Le Rite Ecossais Ancien et Accepté profite de cette occasion pour se soustraire à la contrainte du Grand Orient de France et pour retrouver - enfin - sa liberté.
Mais les effectifs sont là aussi très faibles et les dissensions nombreuses (dont beaucoup sont attisées par le GODF), et une nouvelle fois le Rite Ecossais Ancien et Accepté risque de disparaître.
Heureusement, à partir de quelques illustres frères - comme le duc Elie Decazes (1780-1860), principal ministre et favori de Louis XVIII - mais aussi les frères Comte de Valence (1757-1822) et Comte de Ségur (1753 - 1830) et du duc de Choiseul - Stainville (1760 -1838) - tous libéraux - le Rite Ecossais va pouvoir reprendre force et vigueur.
Il va falloir près de 6 ans d'un travail acharné à quelques frères pour reconstituer le Suprême Conseil de France.
C'est chose faite le 1er Janvier 1821, après 3 ans de "sommeil".
En effet à cette date, le 1er janvier 1821, le Suprême Conseil adresse à ses Ateliers une circulaire débutant ainsi : « Les Travaux du Suprême Conseil, longtemps suspendus par l'effet de circonstances impérieuses, vont enfin reprendre force et vigueur. »
Le 7 mai, le Comte de Valence est nommé Grand Commandeur et le Comte de Ségur Lieutenant Grand-Commandeur.
Les travaux du Suprême Conseil de France ayant repris force et vigueur il convient de (re) créer une Grande Loge.
C'est donc chose faite un mois après ce 6 juin 1821 avec la création de la loge de la Grande Commanderie.
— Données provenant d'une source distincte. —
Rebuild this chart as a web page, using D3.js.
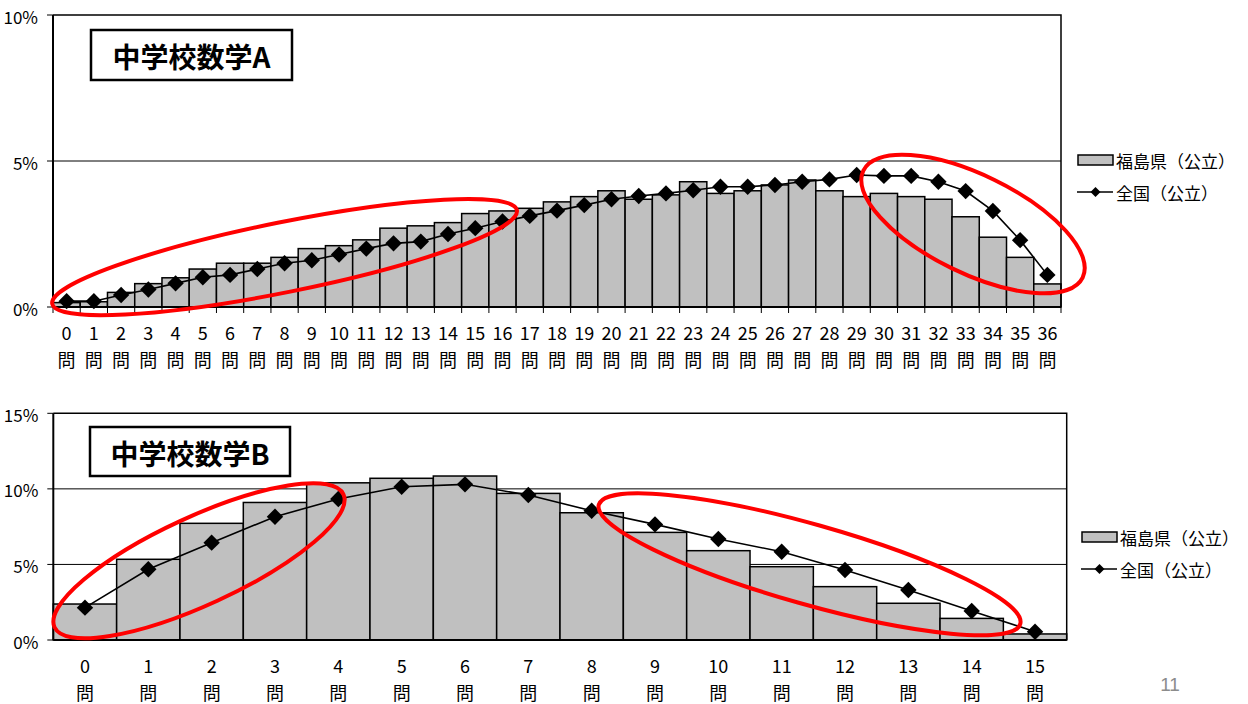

Le Grand Commandeur du Suprême Conseil devient donc en même temps Grand-Maître.
La Loge de la Grande Commanderie regroupe les frères (ils sont peu nombreux au SCDF en 1821) travaillant dans une loge Symbolique.
Le nombre de frères va augmenter rapidement de façon significative.
Dès l'année suivante, le 12 juillet 1822, le Suprême Conseil de France prend un décret qui transforme la Loge de la Grande Commanderie en Grande Loge Centrale de France et en fixe ses attributions.
La Grande Loge Centrale est divisée en trois sections : la première est celle des degrés symboliques jusque et inclus le 18e; la deuxième est celle des degrés supérieurs, depuis le 19e jusqu'au 32e inclus; la troisième est la section d'administration.
La première section est chargée de l'examen des demandes de Constitutions de Loges et de Chapitres du 18e degré; la deuxième section examine les demandes de création de Collèges, Cours, Aréopages, Tribunaux, Conseils particuliers et Consistoires du 32e degré; la troisième section connaît de toutes les affaires du Rite : demandes, réclamations, discipline, etc., etc.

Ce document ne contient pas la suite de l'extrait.